About
After I finished art school I sort of stumbled into photojournalism.
With little experience in either journalism or photography I went to the Former Yugoslavia during the war in 1992. This was my first experience of hard news and seemed at the time to be a meaningful way to combine my interests of image making and politics.
Since then I have worked on stories both abroad such as in Iraq during the war in 2003 and at home, for example, as the Labour Party’s in-house photographer during an election. Gradually my work expanded to photographing such things as the new St Pancras International station and working on paid jobs that blurred the line between news and public relations.

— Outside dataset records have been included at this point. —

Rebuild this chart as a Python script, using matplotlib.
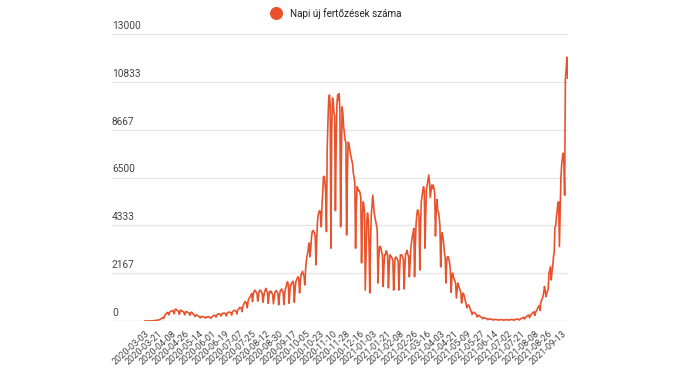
import matplotlib
matplotlib.use("Agg")
import matplotlib.pyplot as plt
from matplotlib.lines import Line2D
from matplotlib.transforms import blended_transform_factory

plt.rcParams['font.family'] = ['Roboto', 'DejaVu Sans']

# daily new infections (one row = one week)
spring_2020 = [
    2, 0, 4, 0, 0, 6, 3,
    2, 6, 13, 6, 10, 25, 15,
    18, 32, 40, 33, 44, 60, 70,
    90, 110, 130, 160, 120, 200, 290,
    310, 350, 390, 360, 280, 400, 420,
    440, 460, 480, 420, 330, 500, 540,
    520, 480, 460, 440, 300, 420, 500,
    460, 450, 420, 400, 280, 380, 430,
    420, 400, 380, 360, 260, 350, 400,
    380, 340, 300, 270, 200, 250, 280,
    260, 230, 210, 190, 140, 180, 210,
    200, 190, 180, 170, 130, 160, 190,
    180, 200, 190, 160, 120, 170, 200,
]
summer_2020 = [
    220, 250, 260, 240, 180, 260, 300,
    320, 330, 310, 300, 220, 330, 350,
    340, 360, 340, 320, 230, 350, 380,
    400, 410, 390, 370, 270, 400, 440,
    470, 490, 460, 440, 320, 480, 530,
    560, 620, 600, 580, 420, 660, 730,
    800, 880, 850, 800, 600, 900, 1000,
    1050, 1100, 1180, 1250, 880, 1200, 1330,
    1400, 1350, 1300, 1250, 900, 1150, 1350,
    1400, 1380, 1300, 1250, 850, 1100, 1300,
    1400, 1480, 1350, 1300, 800, 1150, 1350,
    1300, 1350, 1250, 1200, 780, 1050, 1300,
    1350, 1380, 1300, 1250, 730, 1100, 1350,
    1400, 1450, 1350, 1300, 750, 1200, 1450,
    1550, 1700, 1780, 1600, 800, 1300, 1650,
]
autumn_2020 = [
    1650, 1750, 1800, 1700, 850, 1400, 1780,
    1850, 1950, 2000, 1900, 1270, 1800, 2100,
    2170, 2250, 2100, 2050, 1630, 2300, 2700,
    2950, 3080, 3400, 3530, 2910, 3300, 3800,
    4050, 4100, 4050, 4000, 3800, 2540, 3700,
    4500, 4800, 4950, 5000, 4900, 4270, 5200,
    5800, 6540, 6550, 6300, 5800, 4050, 7800,
    9000, 10000, 10240, 9800, 3300, 8500, 10100,
    10000, 9420, 9300, 5000, 8000, 9800, 10240,
    10000, 10300, 9500, 4270, 7500, 9700, 9400,
    8800, 8520, 8200, 8100, 3900, 6500, 8100,
    8060, 7800, 7600, 7440, 7300, 7100, 6700,
    6500, 6250, 3300, 5200, 6080, 6000, 5900,
    5900, 5800, 5600, 2630, 4400, 5400, 5300,
]
winter_2021 = [
    4900, 1400, 3000, 4500, 4890, 4600, 3500,
    1270, 3500, 4800, 5200, 5700, 5300, 4890,
    4700, 4500, 4350, 4100, 1720, 2800, 3370,
    3370, 3300, 3100, 3000, 1560, 2500, 2990,
    3000, 3180, 3100, 2950, 1500, 2400, 3000,
    2950, 2900, 2840, 2750, 1400, 2200, 2840,
    2900, 2850, 2800, 2700, 1400, 2300, 2990,
    3000, 2990, 2900, 2800, 1450, 2400, 3050,
    3100, 3200, 3000, 2950, 2000, 2600, 3300,
    3600, 3820, 4000, 4200, 2010, 3400, 4350,
    4800, 5030, 4950, 4700, 2310, 4300, 5400,
    5630, 5900, 6080, 5900, 3300, 4800, 6000,
    6160, 6400, 6610, 6300, 5600, 5900, 6160,
    6000, 6160, 6000, 5800, 3850, 5000, 5500,
]
spring_2021 = [
    5000, 4950, 4700, 4300, 2450, 3700, 4000,
    3800, 3500, 3080, 2900, 1720, 2700, 2910,
    2910, 2800, 2600, 2300, 1300, 2000, 2170,
    2000, 1900, 1800, 1720, 1040, 1400, 1720,
    1600, 1500, 1400, 1270, 815, 1100, 1270,
    1200, 1050, 900, 800, 600, 700, 725,
    700, 600, 500, 420, 300, 380, 400,
    380, 350, 320, 280, 180, 240, 260,
    230, 200, 180, 160, 100, 130, 150,
    140, 120, 110, 100, 60, 80, 90,
    90, 85, 80, 75, 40, 60, 70,
    70, 70, 65, 60, 35, 50, 60,
]
summer_2021 = [
    60, 65, 60, 55, 30, 45, 55,
    55, 60, 60, 55, 30, 45, 60,
    65, 70, 65, 60, 35, 55, 70,
    80, 90, 85, 80, 45, 70, 95,
    110, 130, 150, 170, 90, 130, 180,
    200, 230, 260, 270, 150, 230, 300,
    330, 360, 400, 420, 250, 380, 450,
    500, 600, 650, 700, 480, 800, 950,
    1000, 1100, 1300, 1560, 1400, 1100, 1250,
]
autumn_2021 = [
    1350, 1450, 2160, 2300, 2460, 1860, 2200,
    2460, 2900, 3080, 4270, 4300, 4720, 5000,
    5350, 5400, 3370, 5000, 6500, 7070, 7400,
    7600, 7200, 5700, 10950, 11400, 11950, 11000,
]

x_labels = [
    '2020-03-03', '2020-03-21', '2020-04-08', '2020-04-26', '2020-05-14',
    '2020-06-01', '2020-06-19', '2020-07-07', '2020-07-25', '2020-08-12',
    '2020-08-30', '2020-09-17', '2020-10-05', '2020-10-23', '2020-11-10',
    '2020-11-28', '2020-12-16', '2021-01-03', '2021-01-21', '2021-02-08',
    '2021-02-26', '2021-03-16', '2021-04-03', '2021-04-21', '2021-05-09',
    '2021-05-27', '2021-06-14', '2021-07-02', '2021-07-21', '2021-08-08',
    '2021-08-26', '2021-09-13',
]
y_labels = ['0', '2167', '4333', '6500', '8667', '10833', '13000']
legend_label = 'Napi új fertőzések száma'

daily_cases = (spring_2020 + summer_2020 + autumn_2020 + winter_2021
               + spring_2021 + summer_2021 + autumn_2021)
days = list(range(len(daily_cases)))

LINE = '#e8532d'
TEXT = '#444444'

fig = plt.figure(figsize=(6.81, 3.85), dpi=100)
ax = fig.add_axes([112 / 681, 64 / 385, 456.3 / 681, 287 / 385])

ax.plot(days, daily_cases, color=LINE, lw=1.2, solid_joinstyle='round', zorder=3)
ax.set_xlim(-44.2, 566.9)
ax.set_ylim(0, 13000)

for s in ax.spines.values():
    s.set_visible(False)

# gridlines + labels sitting just above them, inside the plot area
trans = blended_transform_factory(ax.transAxes, ax.transData)
y_max = 13000
for k, lab in enumerate(y_labels):
    yv = y_max * k / (len(y_labels) - 1)
    ax.axhline(yv, color='#cccccc' if k == 0 else '#e6e6e6', lw=1, zorder=1)
    ax.annotate(lab, xy=(0, yv), xycoords=trans, xytext=(0, 3),
                textcoords='offset pixels', ha='left', va='bottom',
                fontsize=7.3, color=TEXT, annotation_clip=False)
ax.set_yticks([])

ax.set_xticks(list(range(0, 18 * len(x_labels), 18)))
ax.set_xticklabels(x_labels, rotation=42, ha='right', va='top',
                   rotation_mode='anchor', fontsize=6.6, color=TEXT)
ax.tick_params(axis='x', length=0, pad=6)

# legend on top
fig.add_artist(Line2D([276 / 681], [1 - 13 / 385], marker='o', ms=8.4,
                      color=LINE, linestyle='none', transform=fig.transFigure))
fig.text(290 / 681, 1 - 13.3 / 385, legend_label, ha='left', va='center',
         fontsize=7.1, color='#222222')

fig.savefig('out.png', dpi=100)
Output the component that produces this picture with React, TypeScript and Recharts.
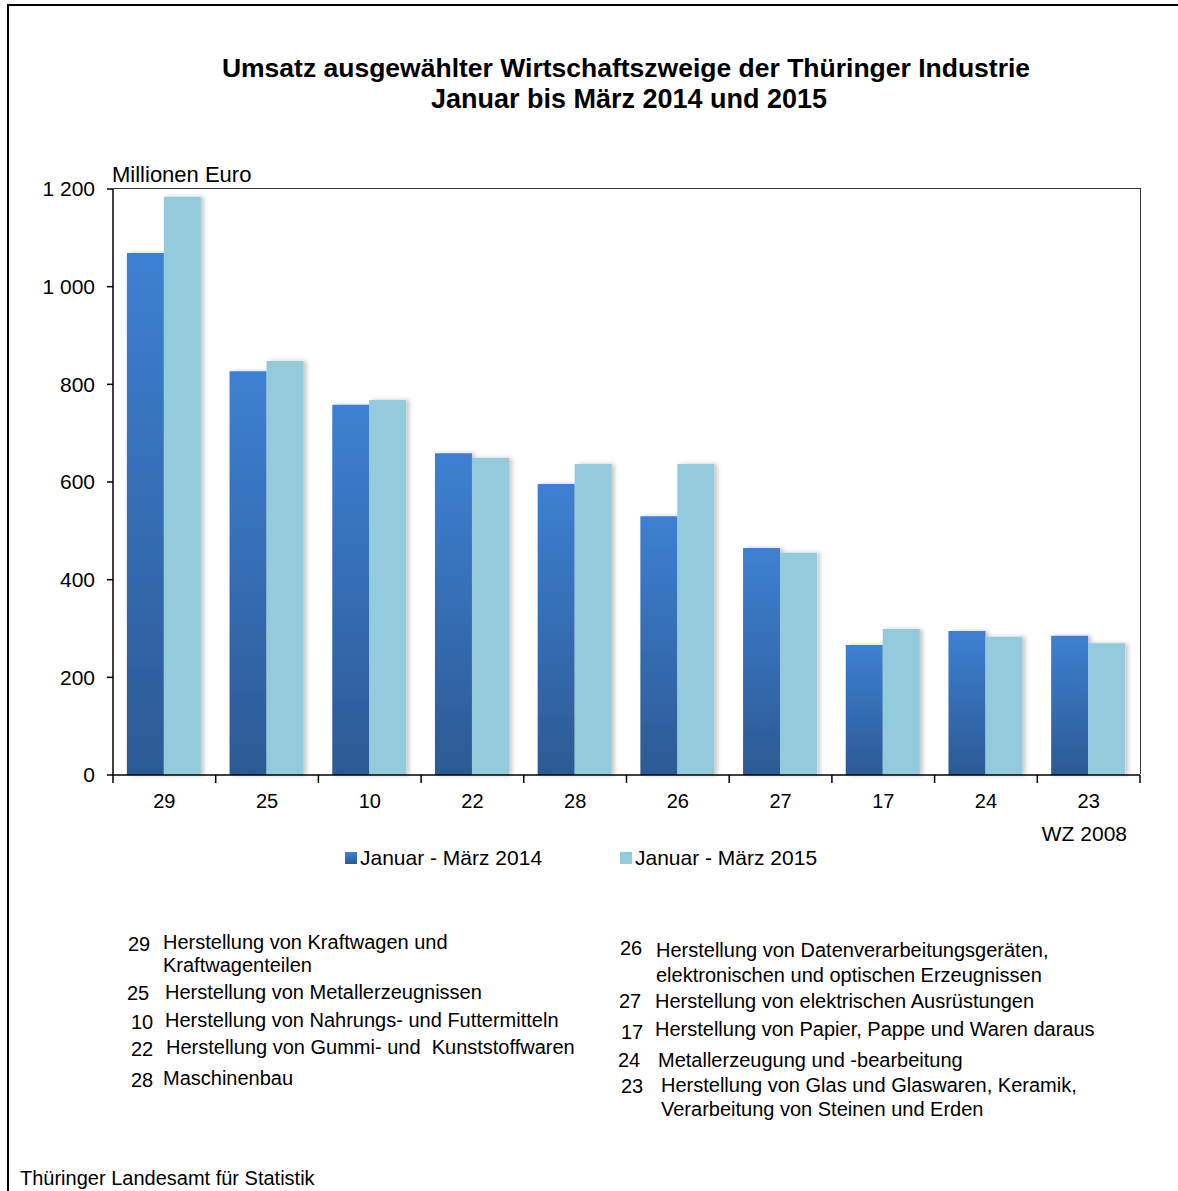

Working on news stories was, of course, very interesting, however as time went by my conviction that photojournalism was the ideal form for me started to wane. I began to be more concerned with how to construct images rather than the story they told. As I experimented it became clear to me that my interests lay more in the abstracting and transforming character of photography and I started to make pictures that spoke through marks and forms and lines and the simple repeats, overlays, transformations and translations that I see as part of the essential nature of the photograph.
A little background
I studied Fine Art at Bristol Polytechnic (1984-88) followed by a Postgraduate in Fine Art print-making at the Slade School of Art (1989-91).
I am also co-founder of the agency Troika Photos (2000), the now closed Troika Editions (2009) and Troika Productions (2019).